Nos echamos “un volado” y me tocó irme a trabajar a Ciudad Juárez, Chihuahua, en una época complicada.
Uno de mis compañeros fue por mí al aeropuerto junto con otros dos de una división diferente, pero con los que trabajábamos de manera conjunta.
Recuerdo que llegué un jueves y no llegamos ni al fin de semana cuando me di cuenta que mi compañero era igual o más inocente que yo. Y cómo no serlo: recién salidos de la Academia de Policía, nuestro primer empleo, la primera ocasión que estábamos lejos de casa y en una ciudad desconocida.
El domingo, nuestro día de descanso, decidimos ir “a dar la vuelta” y conocer la ciudad. Vestíamos de civiles.
De inicio tomamos mal el transporte público y fuimos por el rumbo contrario al lugar que queríamos. Tuvimos que tomar uno más para llegar al centro de la ciudad.

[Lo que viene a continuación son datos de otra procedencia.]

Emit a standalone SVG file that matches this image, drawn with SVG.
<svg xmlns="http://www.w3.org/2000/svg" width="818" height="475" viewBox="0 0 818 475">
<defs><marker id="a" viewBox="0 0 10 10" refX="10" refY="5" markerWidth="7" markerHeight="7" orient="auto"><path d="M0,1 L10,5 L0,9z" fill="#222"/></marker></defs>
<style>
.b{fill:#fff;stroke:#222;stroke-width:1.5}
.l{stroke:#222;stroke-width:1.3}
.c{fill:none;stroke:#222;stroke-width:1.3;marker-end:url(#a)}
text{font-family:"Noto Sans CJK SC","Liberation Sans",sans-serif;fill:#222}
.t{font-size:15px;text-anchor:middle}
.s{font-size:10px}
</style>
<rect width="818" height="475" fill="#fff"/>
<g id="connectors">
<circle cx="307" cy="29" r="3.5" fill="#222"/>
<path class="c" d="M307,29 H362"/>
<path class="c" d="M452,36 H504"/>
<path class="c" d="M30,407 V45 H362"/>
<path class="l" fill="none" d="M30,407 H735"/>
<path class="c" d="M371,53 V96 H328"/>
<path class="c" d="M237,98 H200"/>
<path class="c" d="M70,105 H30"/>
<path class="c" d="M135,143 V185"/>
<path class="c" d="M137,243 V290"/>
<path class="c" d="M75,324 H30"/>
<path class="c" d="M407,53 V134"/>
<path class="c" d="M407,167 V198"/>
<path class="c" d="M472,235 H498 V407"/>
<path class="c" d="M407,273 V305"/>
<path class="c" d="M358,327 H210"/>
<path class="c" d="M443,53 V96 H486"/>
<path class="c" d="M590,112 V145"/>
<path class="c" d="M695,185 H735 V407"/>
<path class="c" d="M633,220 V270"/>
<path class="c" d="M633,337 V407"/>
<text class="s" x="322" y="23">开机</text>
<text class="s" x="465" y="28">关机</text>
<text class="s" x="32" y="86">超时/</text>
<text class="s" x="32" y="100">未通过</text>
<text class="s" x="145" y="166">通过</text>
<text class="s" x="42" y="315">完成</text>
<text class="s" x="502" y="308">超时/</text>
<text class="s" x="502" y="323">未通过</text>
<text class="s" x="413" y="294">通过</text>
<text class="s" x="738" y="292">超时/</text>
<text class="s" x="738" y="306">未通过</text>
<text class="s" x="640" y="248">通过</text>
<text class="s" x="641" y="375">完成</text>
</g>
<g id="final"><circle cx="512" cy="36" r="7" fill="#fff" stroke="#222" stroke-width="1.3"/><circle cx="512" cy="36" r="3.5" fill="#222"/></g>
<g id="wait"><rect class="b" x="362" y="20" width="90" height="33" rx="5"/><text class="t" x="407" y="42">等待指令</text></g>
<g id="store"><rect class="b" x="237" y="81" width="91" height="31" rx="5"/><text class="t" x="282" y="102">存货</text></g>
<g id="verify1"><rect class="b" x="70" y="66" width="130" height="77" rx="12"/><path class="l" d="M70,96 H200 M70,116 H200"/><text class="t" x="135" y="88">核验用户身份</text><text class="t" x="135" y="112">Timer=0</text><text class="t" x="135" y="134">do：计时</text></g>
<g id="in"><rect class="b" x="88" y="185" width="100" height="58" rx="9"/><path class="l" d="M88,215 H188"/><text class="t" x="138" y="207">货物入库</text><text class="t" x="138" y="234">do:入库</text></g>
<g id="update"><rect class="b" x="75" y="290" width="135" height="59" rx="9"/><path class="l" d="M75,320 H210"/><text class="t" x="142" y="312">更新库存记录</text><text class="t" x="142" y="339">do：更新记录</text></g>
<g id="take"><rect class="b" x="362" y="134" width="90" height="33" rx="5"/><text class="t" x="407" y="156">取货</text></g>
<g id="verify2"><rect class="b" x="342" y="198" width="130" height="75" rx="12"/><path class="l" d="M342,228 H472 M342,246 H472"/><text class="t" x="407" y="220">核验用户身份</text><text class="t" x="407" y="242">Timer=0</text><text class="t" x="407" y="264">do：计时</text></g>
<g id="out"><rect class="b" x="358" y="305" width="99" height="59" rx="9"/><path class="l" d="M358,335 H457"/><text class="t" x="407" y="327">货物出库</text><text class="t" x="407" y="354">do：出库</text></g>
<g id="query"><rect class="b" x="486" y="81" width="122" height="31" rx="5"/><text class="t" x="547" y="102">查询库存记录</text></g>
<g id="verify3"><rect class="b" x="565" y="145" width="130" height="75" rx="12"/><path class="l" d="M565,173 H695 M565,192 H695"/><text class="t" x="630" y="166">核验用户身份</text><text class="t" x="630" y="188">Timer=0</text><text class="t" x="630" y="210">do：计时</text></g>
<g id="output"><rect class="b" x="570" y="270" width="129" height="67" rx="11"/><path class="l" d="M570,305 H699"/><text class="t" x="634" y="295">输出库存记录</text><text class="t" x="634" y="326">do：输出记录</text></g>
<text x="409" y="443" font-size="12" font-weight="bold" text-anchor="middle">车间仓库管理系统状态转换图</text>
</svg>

Estábamos por cruzar la calle cuando mi compañero vio un vendedor de “congeladas”, de los que visten un overol azul, con una hielera y una sombrilla. “Vamos por una, para el calor”, me dijo y me pareció buena idea.
“¿De qué sabores tiene?”, preguntó mi amigo, “ya no tengo”, recibió como respuesta cortante del vendedor. “¿Es en serio?”, preguntó de nuevo e intentó levantar la tapa de la hielera, lo que el vendedor evitó de un manotazo, claramente incómodo. “No tengo, pero ahorita te consigo una”, le dijo.

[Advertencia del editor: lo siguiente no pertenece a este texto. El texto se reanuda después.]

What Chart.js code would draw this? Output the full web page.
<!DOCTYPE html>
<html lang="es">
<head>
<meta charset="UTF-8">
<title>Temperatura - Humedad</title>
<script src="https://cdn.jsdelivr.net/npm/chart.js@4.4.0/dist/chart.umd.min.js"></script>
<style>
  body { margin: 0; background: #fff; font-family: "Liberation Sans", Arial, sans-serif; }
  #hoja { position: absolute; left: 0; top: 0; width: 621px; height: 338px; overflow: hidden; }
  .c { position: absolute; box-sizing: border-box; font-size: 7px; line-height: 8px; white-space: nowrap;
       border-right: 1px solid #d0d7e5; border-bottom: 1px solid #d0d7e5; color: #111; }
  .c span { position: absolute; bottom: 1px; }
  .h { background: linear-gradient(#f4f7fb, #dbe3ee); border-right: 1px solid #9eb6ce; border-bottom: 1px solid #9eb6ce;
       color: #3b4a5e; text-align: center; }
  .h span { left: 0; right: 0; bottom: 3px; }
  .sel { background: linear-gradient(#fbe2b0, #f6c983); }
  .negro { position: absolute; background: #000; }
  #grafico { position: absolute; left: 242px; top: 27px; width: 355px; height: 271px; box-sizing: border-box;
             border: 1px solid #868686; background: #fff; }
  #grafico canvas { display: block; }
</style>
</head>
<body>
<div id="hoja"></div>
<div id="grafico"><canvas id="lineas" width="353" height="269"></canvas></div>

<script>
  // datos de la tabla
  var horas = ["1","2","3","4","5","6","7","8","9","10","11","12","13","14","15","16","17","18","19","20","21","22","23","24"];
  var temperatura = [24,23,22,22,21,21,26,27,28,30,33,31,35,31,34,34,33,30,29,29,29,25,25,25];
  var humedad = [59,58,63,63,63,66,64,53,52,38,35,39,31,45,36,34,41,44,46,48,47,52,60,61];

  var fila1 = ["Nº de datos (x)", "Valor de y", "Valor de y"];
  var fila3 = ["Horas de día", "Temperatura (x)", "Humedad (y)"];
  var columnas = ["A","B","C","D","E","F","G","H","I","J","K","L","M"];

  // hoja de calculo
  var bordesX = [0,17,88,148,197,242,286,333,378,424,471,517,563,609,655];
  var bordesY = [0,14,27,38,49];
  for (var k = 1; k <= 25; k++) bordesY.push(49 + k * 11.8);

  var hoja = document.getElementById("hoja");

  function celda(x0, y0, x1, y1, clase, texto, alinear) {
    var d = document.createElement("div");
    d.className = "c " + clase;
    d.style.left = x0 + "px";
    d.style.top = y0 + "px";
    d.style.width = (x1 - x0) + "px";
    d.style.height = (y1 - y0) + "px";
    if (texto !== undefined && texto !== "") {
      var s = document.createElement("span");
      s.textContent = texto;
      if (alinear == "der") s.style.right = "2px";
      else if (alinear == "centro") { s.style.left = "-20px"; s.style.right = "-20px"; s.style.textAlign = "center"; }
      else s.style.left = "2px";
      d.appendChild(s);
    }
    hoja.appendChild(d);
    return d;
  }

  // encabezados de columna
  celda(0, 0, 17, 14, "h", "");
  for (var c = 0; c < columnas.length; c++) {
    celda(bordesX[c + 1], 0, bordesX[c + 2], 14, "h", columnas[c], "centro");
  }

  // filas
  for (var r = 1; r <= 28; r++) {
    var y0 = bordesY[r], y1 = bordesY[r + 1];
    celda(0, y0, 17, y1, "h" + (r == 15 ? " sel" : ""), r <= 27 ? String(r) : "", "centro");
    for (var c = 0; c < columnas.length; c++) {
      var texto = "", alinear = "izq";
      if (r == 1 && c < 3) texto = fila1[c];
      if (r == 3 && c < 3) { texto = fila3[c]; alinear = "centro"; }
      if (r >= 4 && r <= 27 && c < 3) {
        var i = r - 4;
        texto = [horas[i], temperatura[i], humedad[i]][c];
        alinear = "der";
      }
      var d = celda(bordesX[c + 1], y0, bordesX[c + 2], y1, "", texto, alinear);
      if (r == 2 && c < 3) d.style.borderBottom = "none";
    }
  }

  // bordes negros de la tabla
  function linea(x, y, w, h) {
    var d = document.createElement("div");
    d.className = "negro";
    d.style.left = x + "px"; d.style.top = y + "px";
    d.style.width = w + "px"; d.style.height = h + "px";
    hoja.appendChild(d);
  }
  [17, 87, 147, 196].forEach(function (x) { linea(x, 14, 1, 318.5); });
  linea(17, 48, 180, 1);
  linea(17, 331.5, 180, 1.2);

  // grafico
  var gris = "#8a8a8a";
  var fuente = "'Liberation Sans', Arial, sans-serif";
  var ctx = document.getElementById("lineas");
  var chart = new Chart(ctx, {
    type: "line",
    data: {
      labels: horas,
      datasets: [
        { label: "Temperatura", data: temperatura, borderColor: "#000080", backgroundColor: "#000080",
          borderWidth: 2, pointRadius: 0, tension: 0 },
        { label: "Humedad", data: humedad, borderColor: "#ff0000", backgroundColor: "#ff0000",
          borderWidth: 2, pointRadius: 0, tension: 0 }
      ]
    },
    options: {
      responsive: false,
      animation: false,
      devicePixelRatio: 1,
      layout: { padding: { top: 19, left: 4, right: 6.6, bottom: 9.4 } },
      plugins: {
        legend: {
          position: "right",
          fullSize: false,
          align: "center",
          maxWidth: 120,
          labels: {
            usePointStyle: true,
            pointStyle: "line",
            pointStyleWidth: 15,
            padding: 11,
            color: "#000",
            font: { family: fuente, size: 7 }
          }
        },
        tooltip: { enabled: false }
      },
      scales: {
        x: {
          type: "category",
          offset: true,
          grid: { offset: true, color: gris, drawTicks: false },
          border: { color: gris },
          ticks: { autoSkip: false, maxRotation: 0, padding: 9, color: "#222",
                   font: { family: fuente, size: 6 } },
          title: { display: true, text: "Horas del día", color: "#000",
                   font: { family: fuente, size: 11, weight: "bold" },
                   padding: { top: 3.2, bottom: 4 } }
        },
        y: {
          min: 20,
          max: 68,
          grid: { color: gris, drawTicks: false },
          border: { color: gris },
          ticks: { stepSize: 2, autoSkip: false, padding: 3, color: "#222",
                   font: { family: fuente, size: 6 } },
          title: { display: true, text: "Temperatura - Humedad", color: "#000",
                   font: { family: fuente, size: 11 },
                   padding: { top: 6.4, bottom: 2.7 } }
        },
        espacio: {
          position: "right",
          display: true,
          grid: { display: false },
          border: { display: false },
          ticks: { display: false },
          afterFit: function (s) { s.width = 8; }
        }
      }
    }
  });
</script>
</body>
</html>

En ese momento comenzaron a acercarse tres adolescentes que estaban a unos doscientos metros de nosotros, quienes no perdían detalle de lo que estaba pasando.
“Vámonos”, le dije. “Pero yo sí quiero una congelada”, me reclamó. Y cual niño, lo tuve que convencer que se la compraría en otro lugar. Lo jalé y nos fuimos, ante la cada vez más cercana y agresiva mirada de los adolescentes que solo cesó hasta que nos perdimos a lo lejos.
Todavía mi amigo no entendía por qué el tipo vestía como vendedor de congeladas, tenía el carrito y la sombrilla, en el pleno calor de las 12 del día, no tenía el producto que promocionaba con la campanita.
Al regresar a casa lo platicamos con nuestros compañeros, quienes con mucha más experiencia que nosotros, nos explicaron qué era lo que pasaba y lo que podría haber ocurrido si se hubieran dado cuenta que éramos policías, aún en nuestro día franco. Ya fuese por inocencia o porque creyeran que era una operación encubierta, nuestra vida estuvo en riesgo.
Fue una lección como muchas otras más que vinieron en la vida policial. Aprendes mucho en la Academia, pero es el contacto con la realidad y con las apariencias, lo que te hace un mejor profesional; esa habilidad para ver lo que hay realmente detrás de una fachada o de un vendedor de congeladas, que pasa desapercibido para la mayoría de las personas.
Y por cierto, no todos los vendedores de congeladas venden congeladas.